=== Data extract ===

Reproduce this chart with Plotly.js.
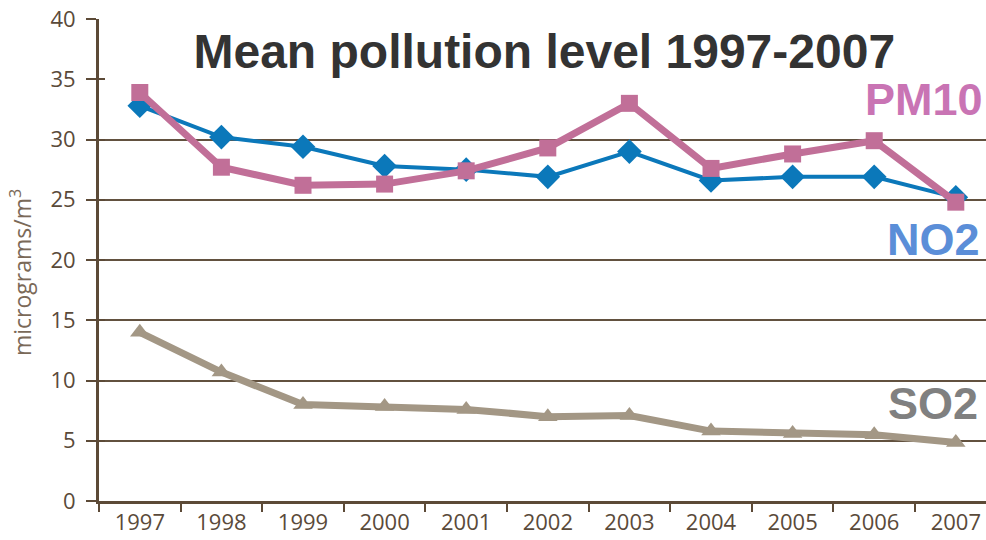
<!DOCTYPE html>
<html>
<head>
<meta charset="utf-8">
<script src="https://cdn.plot.ly/plotly-3.0.1.min.js"></script>
<style>
  html, body { margin: 0; padding: 0; background: #ffffff; }
  #chart { width: 986px; height: 540px; }
</style>
</head>
<body>
<div id="chart"></div>
<script>
// Annual mean concentrations, micrograms per cubic metre
const years = ['1997', '1998', '1999', '2000', '2001', '2002', '2003', '2004', '2005', '2006', '2007'];
const no2  = [32.8, 30.2, 29.4, 27.8, 27.5, 26.9, 29.0, 26.6, 26.9, 26.9, 25.2];
const pm10 = [33.9, 27.7, 26.2, 26.3, 27.4, 29.3, 33.0, 27.6, 28.8, 29.9, 24.8];
const so2  = [14.0, 10.7, 8.0, 7.85, 7.6, 7.0, 7.1, 5.8, 5.6, 5.5, 4.85];

const yTicks = [0, 5, 10, 15, 20, 25, 30, 35, 40];
const gridTicks = [5, 10, 15, 20, 25, 30];

const axisColor = '#5c4a37';
const tickFont = { family: 'Open Sans', size: 22, color: '#5a4a3a' };

const traces = [
  {
    x: years, y: so2, name: 'SO2', type: 'scatter', mode: 'lines+markers',
    line: { color: '#a39785', width: 7 },
    marker: { symbol: 'triangle-up', size: 17, color: '#a39785' }
  },
  {
    x: years, y: no2, name: 'NO2', type: 'scatter', mode: 'lines+markers',
    line: { color: '#0b78ba', width: 4 },
    marker: { symbol: 'diamond', size: 19, color: '#0b78ba' }
  },
  {
    x: years, y: pm10, name: 'PM10', type: 'scatter', mode: 'lines+markers',
    line: { color: '#c16f98', width: 7 },
    marker: { symbol: 'square', size: 17, color: '#c16f98' }
  }
];

const layout = {
  width: 986, height: 540,
  margin: { l: 99, r: 0, t: 19, b: 39, pad: 0 },
  paper_bgcolor: '#ffffff', plot_bgcolor: 'rgba(0,0,0,0)',
  showlegend: false,
  title: {
    text: '<b>Mean pollution level 1997-2007</b>',
    font: { family: 'Liberation Sans', size: 48, color: '#333333' },
    xref: 'paper', x: 0.502, xanchor: 'center',
    yref: 'container', y: 0.905, yanchor: 'middle'
  },
  xaxis: {
    type: 'category', range: [-0.5, 10.37],
    tickson: 'boundaries', ticks: 'outside', ticklen: 8, tickwidth: 2, tickcolor: axisColor,
    showline: true, linecolor: axisColor, linewidth: 3,
    showgrid: false, zeroline: false,
    tickfont: tickFont, fixedrange: true
  },
  yaxis: {
    range: [0, 40], tickvals: yTicks, ticktext: yTicks.map(String),
    ticks: 'outside', ticklen: 10, tickwidth: 2, tickcolor: axisColor,
    showline: true, linecolor: axisColor, linewidth: 3,
    showgrid: false, zeroline: false,
    tickfont: tickFont, ticklabelstandoff: 6
  },
  // short inner tick stubs on the value axis
  yaxis2: {
    overlaying: 'y', range: [0, 40], tickvals: yTicks,
    ticks: 'inside', ticklen: 6, tickwidth: 2, tickcolor: axisColor,
    showticklabels: false, showgrid: false, showline: false, zeroline: false
  },
  // horizontal rules only from 5 to 30
  yaxis3: {
    overlaying: 'y', range: [0, 40], tickvals: gridTicks,
    ticks: '', showticklabels: false, showline: false, zeroline: false,
    showgrid: true, gridcolor: '#62513f', gridwidth: 2, layer: 'below traces'
  },
  annotations: [
    {
      text: 'micrograms/m<sup>3</sup>', textangle: -90,
      xref: 'paper', x: -0.088, xanchor: 'center',
      yref: 'y', y: 19, yanchor: 'middle', showarrow: false,
      font: { family: 'Open Sans', size: 23, color: '#7a6958' }
    },
    {
      text: '<b>PM10</b>', xref: 'paper', x: 0.999, xanchor: 'right',
      yref: 'y', y: 33.3, yanchor: 'middle', showarrow: false,
      font: { family: 'Liberation Sans', size: 45, color: '#c974b4' }
    },
    {
      text: '<b>NO2</b>', xref: 'paper', x: 0.995, xanchor: 'right',
      yref: 'y', y: 21.7, yanchor: 'middle', showarrow: false,
      font: { family: 'Liberation Sans', size: 45, color: '#5b8ed8' }
    },
    {
      text: '<b>SO2</b>', xref: 'paper', x: 0.993, xanchor: 'right',
      yref: 'y', y: 8.1, yanchor: 'middle', showarrow: false,
      font: { family: 'Liberation Sans', size: 45, color: '#808080' }
    }
  ]
};

// placeholder traces bind the helper axes so they are drawn
traces.push({ x: [years[0]], y: [null], yaxis: 'y2', type: 'scatter', hoverinfo: 'skip', showlegend: false });
traces.push({ x: [years[0]], y: [null], yaxis: 'y3', type: 'scatter', hoverinfo: 'skip', showlegend: false });

Plotly.newPlot('chart', traces, layout, { displayModeBar: false, staticPlot: true });
</script>
</body>
</html>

=== What to work on ===
Give the material again exactly as it is, but keep the pictures out.

=== Expected output ===
Reproduce this chart with Plotly.js.
<!DOCTYPE html>
<html>
<head>
<meta charset="utf-8">
<script src="https://cdn.plot.ly/plotly-3.0.1.min.js"></script>
<style>
  html, body { margin: 0; padding: 0; background: #ffffff; }
  #chart { width: 986px; height: 540px; }
</style>
</head>
<body>
<div id="chart"></div>
<script>
// Annual mean concentrations, micrograms per cubic metre
const years = ['1997', '1998', '1999', '2000', '2001', '2002', '2003', '2004', '2005', '2006', '2007'];
const no2  = [32.8, 30.2, 29.4, 27.8, 27.5, 26.9, 29.0, 26.6, 26.9, 26.9, 25.2];
const pm10 = [33.9, 27.7, 26.2, 26.3, 27.4, 29.3, 33.0, 27.6, 28.8, 29.9, 24.8];
const so2  = [14.0, 10.7, 8.0, 7.85, 7.6, 7.0, 7.1, 5.8, 5.6, 5.5, 4.85];

const yTicks = [0, 5, 10, 15, 20, 25, 30, 35, 40];
const gridTicks = [5, 10, 15, 20, 25, 30];

const axisColor = '#5c4a37';
const tickFont = { family: 'Open Sans', size: 22, color: '#5a4a3a' };

const traces = [
  {
    x: years, y: so2, name: 'SO2', type: 'scatter', mode: 'lines+markers',
    line: { color: '#a39785', width: 7 },
    marker: { symbol: 'triangle-up', size: 17, color: '#a39785' }
  },
  {
    x: years, y: no2, name: 'NO2', type: 'scatter', mode: 'lines+markers',
    line: { color: '#0b78ba', width: 4 },
    marker: { symbol: 'diamond', size: 19, color: '#0b78ba' }
  },
  {
    x: years, y: pm10, name: 'PM10', type: 'scatter', mode: 'lines+markers',
    line: { color: '#c16f98', width: 7 },
    marker: { symbol: 'square', size: 17, color: '#c16f98' }
  }
];

const layout = {
  width: 986, height: 540,
  margin: { l: 99, r: 0, t: 19, b: 39, pad: 0 },
  paper_bgcolor: '#ffffff', plot_bgcolor: 'rgba(0,0,0,0)',
  showlegend: false,
  title: {
    text: '<b>Mean pollution level 1997-2007</b>',
    font: { family: 'Liberation Sans', size: 48, color: '#333333' },
    xref: 'paper', x: 0.502, xanchor: 'center',
    yref: 'container', y: 0.905, yanchor: 'middle'
  },
  xaxis: {
    type: 'category', range: [-0.5, 10.37],
    tickson: 'boundaries', ticks: 'outside', ticklen: 8, tickwidth: 2, tickcolor: axisColor,
    showline: true, linecolor: axisColor, linewidth: 3,
    showgrid: false, zeroline: false,
    tickfont: tickFont, fixedrange: true
  },
  yaxis: {
    range: [0, 40], tickvals: yTicks, ticktext: yTicks.map(String),
    ticks: 'outside', ticklen: 10, tickwidth: 2, tickcolor: axisColor,
    showline: true, linecolor: axisColor, linewidth: 3,
    showgrid: false, zeroline: false,
    tickfont: tickFont, ticklabelstandoff: 6
  },
  // short inner tick stubs on the value axis
  yaxis2: {
    overlaying: 'y', range: [0, 40], tickvals: yTicks,
    ticks: 'inside', ticklen: 6, tickwidth: 2, tickcolor: axisColor,
    showticklabels: false, showgrid: false, showline: false, zeroline: false
  },
  // horizontal rules only from 5 to 30
  yaxis3: {
    overlaying: 'y', range: [0, 40], tickvals: gridTicks,
    ticks: '', showticklabels: false, showline: false, zeroline: false,
    showgrid: true, gridcolor: '#62513f', gridwidth: 2, layer: 'below traces'
  },
  annotations: [
    {
      text: 'micrograms/m<sup>3</sup>', textangle: -90,
      xref: 'paper', x: -0.088, xanchor: 'center',
      yref: 'y', y: 19, yanchor: 'middle', showarrow: false,
      font: { family: 'Open Sans', size: 23, color: '#7a6958' }
    },
    {
      text: '<b>PM10</b>', xref: 'paper', x: 0.999, xanchor: 'right',
      yref: 'y', y: 33.3, yanchor: 'middle', showarrow: false,
      font: { family: 'Liberation Sans', size: 45, color: '#c974b4' }
    },
    {
      text: '<b>NO2</b>', xref: 'paper', x: 0.995, xanchor: 'right',
      yref: 'y', y: 21.7, yanchor: 'middle', showarrow: false,
      font: { family: 'Liberation Sans', size: 45, color: '#5b8ed8' }
    },
    {
      text: '<b>SO2</b>', xref: 'paper', x: 0.993, xanchor: 'right',
      yref: 'y', y: 8.1, yanchor: 'middle', showarrow: false,
      font: { family: 'Liberation Sans', size: 45, color: '#808080' }
    }
  ]
};

// placeholder traces bind the helper axes so they are drawn
traces.push({ x: [years[0]], y: [null], yaxis: 'y2', type: 'scatter', hoverinfo: 'skip', showlegend: false });
traces.push({ x: [years[0]], y: [null], yaxis: 'y3', type: 'scatter', hoverinfo: 'skip', showlegend: false });

Plotly.newPlot('chart', traces, layout, { displayModeBar: false, staticPlot: true });
</script>
</body>
</html>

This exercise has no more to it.